To appreciate the centrality of religion in Oakeshott’s work we must attend to two preliminary tasks. First, there is the obstacle of the language Oakeshott employs to discuss religion. His most explicit consideration of it took place only in his youth, during the 1920s and 1930s. During these years he was immersed in the philosophical school of British Idealism, and his usage of such technical terms as abstract and concrete will likely be foreign to a present-day audience. Readers of Oakeshott also must consider his view of modality, because his explicit discussion of religion occurs as part of a discussion of the particular “mode” of practice. The first task, therefore, is to explain these concepts and to place Oakeshott’s theorizing within the philosophical context in which he wrote.

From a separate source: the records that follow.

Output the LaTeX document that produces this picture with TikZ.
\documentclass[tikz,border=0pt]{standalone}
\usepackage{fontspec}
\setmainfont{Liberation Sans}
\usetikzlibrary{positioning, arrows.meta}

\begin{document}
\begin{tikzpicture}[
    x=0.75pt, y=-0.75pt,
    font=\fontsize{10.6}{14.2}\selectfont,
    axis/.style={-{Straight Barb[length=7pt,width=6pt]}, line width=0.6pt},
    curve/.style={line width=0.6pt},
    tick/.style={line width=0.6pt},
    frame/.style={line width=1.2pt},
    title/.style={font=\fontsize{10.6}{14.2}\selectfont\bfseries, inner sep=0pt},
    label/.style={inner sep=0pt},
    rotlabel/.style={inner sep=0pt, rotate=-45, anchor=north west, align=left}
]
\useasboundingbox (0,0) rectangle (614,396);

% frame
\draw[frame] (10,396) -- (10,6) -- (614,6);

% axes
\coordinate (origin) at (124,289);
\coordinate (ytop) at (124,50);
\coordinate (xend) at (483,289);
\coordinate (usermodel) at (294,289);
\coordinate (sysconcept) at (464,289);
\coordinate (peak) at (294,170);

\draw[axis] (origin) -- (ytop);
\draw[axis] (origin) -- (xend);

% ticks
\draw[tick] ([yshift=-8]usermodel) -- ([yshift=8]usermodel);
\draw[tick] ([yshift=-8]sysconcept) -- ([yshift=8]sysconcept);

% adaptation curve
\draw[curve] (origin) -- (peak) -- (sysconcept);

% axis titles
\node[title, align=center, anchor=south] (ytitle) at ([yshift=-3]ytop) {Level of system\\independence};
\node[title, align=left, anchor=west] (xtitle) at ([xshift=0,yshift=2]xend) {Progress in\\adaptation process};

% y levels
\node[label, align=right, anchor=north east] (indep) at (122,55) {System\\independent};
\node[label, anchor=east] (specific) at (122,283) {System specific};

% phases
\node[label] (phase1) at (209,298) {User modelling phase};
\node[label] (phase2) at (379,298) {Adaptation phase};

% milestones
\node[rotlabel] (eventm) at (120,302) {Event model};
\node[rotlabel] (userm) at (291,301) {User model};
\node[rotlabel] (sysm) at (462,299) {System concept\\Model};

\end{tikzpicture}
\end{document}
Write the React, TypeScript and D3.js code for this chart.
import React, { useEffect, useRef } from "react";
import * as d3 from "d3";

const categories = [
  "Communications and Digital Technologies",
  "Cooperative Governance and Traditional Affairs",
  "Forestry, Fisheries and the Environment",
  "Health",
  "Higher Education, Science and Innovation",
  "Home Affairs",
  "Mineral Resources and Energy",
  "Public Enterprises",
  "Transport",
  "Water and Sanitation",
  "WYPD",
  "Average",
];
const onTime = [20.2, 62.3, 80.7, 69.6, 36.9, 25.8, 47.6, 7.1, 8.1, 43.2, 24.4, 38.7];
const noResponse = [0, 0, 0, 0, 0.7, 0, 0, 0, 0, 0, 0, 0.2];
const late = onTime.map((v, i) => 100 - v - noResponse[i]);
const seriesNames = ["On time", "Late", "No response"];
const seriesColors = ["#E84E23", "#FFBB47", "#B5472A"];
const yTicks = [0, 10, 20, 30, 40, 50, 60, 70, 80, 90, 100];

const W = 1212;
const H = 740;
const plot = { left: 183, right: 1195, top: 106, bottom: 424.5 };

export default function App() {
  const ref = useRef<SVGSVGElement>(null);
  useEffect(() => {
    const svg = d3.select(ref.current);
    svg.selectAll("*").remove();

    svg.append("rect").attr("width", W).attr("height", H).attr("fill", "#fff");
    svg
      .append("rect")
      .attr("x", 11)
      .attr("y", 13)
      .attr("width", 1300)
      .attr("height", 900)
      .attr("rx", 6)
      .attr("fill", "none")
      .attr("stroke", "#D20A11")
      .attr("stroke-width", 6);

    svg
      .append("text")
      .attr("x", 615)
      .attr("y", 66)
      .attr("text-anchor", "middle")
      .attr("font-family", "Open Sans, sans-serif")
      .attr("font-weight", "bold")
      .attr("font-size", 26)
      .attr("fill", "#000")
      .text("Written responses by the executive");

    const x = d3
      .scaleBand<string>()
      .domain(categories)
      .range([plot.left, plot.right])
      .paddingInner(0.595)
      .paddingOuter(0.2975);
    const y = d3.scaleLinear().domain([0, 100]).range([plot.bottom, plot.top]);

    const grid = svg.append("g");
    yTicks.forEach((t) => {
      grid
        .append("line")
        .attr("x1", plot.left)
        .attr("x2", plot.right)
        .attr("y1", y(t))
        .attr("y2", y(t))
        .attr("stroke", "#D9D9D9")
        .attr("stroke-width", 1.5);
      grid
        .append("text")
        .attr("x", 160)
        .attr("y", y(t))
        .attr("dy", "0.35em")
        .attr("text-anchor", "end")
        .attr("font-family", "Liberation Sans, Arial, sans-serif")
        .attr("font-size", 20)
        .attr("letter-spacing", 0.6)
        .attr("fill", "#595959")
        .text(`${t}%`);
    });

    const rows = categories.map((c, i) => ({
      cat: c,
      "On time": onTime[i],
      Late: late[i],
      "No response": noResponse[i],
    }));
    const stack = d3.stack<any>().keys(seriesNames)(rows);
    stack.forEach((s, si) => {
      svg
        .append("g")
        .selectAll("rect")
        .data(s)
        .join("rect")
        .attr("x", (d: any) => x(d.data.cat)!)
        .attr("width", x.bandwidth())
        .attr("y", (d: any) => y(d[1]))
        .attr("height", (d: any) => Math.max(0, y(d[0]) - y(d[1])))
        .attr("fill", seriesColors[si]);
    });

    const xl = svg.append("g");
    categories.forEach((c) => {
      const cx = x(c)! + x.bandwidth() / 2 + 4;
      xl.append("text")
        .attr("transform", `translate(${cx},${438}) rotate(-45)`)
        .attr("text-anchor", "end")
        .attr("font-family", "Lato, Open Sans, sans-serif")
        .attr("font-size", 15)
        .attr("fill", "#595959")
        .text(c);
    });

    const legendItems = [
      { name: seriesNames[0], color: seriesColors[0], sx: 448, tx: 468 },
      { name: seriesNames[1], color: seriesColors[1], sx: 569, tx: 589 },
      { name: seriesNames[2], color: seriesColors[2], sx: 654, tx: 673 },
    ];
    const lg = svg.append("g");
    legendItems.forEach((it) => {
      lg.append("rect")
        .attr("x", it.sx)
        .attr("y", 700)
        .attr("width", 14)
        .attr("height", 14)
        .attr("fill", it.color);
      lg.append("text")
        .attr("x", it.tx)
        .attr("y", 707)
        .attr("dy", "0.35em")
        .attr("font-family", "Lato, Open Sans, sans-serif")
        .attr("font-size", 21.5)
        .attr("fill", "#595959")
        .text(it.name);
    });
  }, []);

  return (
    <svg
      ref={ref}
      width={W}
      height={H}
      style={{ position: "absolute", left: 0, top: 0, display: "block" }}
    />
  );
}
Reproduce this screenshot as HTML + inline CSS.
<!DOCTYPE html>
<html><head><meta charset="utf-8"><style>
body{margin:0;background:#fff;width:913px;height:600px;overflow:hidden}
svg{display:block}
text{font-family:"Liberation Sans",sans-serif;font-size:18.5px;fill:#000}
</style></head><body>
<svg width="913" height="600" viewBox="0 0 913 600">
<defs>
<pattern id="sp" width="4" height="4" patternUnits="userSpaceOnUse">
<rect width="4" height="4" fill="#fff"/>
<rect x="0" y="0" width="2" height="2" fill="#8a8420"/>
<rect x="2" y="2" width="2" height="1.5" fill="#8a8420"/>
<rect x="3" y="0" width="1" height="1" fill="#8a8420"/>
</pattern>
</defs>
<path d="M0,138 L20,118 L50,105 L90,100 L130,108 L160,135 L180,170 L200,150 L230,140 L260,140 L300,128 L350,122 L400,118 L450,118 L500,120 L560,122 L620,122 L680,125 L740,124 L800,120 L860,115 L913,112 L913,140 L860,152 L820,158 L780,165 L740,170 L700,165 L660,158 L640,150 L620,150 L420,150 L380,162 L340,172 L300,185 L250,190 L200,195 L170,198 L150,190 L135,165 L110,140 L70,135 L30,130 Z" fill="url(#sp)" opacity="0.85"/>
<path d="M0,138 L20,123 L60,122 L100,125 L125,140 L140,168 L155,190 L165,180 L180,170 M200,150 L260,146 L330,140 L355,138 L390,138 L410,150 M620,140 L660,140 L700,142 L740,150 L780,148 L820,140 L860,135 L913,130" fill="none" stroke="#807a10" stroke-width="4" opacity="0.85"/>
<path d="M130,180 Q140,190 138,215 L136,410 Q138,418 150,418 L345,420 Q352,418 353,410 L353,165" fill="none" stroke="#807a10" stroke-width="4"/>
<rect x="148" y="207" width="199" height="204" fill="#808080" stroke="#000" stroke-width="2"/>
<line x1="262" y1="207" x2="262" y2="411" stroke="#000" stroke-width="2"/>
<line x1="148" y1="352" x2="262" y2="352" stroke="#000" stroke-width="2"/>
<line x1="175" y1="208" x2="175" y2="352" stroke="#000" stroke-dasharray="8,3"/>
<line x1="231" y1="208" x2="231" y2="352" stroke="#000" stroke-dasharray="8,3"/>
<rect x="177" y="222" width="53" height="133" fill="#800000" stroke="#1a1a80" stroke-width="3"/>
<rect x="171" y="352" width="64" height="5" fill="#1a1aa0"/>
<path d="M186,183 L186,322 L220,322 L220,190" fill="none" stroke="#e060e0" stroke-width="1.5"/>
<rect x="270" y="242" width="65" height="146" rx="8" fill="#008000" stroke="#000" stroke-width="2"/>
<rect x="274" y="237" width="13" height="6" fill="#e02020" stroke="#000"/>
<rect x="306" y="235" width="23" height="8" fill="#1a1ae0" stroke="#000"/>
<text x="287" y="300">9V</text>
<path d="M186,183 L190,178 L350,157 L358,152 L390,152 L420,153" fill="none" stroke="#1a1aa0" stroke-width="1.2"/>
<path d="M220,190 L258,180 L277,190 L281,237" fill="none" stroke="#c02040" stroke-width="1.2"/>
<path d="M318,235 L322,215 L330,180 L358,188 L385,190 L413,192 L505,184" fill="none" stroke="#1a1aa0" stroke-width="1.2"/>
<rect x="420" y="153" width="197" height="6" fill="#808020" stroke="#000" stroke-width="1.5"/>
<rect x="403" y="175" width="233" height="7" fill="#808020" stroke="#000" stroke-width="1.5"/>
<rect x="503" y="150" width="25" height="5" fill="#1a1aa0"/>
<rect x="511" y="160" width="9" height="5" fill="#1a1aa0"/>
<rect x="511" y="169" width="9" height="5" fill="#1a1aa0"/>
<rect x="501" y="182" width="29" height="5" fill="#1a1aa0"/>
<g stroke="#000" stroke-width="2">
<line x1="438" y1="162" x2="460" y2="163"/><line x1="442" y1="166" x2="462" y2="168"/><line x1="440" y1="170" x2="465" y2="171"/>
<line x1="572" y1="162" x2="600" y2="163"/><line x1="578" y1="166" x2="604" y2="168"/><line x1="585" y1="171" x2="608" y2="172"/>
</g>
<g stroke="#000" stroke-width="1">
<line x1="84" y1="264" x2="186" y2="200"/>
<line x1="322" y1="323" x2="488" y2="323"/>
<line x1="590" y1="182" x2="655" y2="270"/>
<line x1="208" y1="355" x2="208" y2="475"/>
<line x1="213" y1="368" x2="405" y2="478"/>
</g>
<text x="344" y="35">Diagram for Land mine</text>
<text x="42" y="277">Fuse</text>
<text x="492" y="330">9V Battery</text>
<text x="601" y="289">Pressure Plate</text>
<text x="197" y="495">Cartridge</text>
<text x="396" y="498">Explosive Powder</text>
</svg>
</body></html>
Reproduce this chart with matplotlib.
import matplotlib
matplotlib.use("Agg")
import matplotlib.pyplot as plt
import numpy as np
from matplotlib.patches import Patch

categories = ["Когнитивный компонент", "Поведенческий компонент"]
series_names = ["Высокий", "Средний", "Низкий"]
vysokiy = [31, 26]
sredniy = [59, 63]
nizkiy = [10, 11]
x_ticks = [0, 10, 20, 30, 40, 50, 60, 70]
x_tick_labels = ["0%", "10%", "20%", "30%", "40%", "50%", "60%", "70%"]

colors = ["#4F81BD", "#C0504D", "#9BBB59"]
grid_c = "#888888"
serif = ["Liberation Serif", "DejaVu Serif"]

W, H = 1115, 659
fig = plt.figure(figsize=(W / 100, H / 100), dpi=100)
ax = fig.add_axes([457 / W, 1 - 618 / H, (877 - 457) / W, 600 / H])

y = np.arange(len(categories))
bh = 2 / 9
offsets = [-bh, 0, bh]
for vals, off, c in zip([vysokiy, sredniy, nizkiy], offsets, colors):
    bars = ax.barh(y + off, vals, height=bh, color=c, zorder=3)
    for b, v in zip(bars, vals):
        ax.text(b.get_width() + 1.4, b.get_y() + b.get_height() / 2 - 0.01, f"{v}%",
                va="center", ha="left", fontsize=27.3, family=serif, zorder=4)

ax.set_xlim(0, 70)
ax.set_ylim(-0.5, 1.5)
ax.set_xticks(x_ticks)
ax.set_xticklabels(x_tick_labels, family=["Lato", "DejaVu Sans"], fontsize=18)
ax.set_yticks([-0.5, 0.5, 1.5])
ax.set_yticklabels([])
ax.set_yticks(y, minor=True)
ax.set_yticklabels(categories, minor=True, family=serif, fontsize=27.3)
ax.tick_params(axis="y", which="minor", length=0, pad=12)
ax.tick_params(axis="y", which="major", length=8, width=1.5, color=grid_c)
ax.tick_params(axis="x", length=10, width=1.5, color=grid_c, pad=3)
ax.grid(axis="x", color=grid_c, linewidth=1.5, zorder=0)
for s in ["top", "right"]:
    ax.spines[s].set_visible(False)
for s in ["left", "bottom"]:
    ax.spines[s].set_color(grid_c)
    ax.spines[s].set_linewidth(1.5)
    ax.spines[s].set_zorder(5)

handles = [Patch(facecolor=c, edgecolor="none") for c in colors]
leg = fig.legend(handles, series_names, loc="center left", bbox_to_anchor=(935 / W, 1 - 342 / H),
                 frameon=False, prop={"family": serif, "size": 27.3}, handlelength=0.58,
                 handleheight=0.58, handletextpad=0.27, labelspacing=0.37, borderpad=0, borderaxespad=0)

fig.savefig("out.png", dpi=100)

The second task is perhaps more important, as well as more interesting. It is fundamentally a work of translation or, perhaps better, transposition. Because the “key” of British Idealism serves nowadays more to obscure than to clarify, the present essay aims to transpose Oakeshott’s provocative ideas into language more accessible to a modern reader. It aims to answer the following questions: What is the experience that Oakeshott calls religion? How is it related to the mode of practice? What exactly is the character of the religious person? Clear answers to these questions depend not only on Oakeshott’s own work but also on the writings of others who have described a similar experience.
Thus I proceed first to discuss Oakeshott’s view of religion and modality in his own terms. I then attempt to illuminate his idea of religion by describing it in less technical language, drawing upon other thinkers who share a similar view. Finally, I turn to an evaluation of his view as a whole, considering whether it can stand up to criticism and whether it has any value for present-day reflection on religion.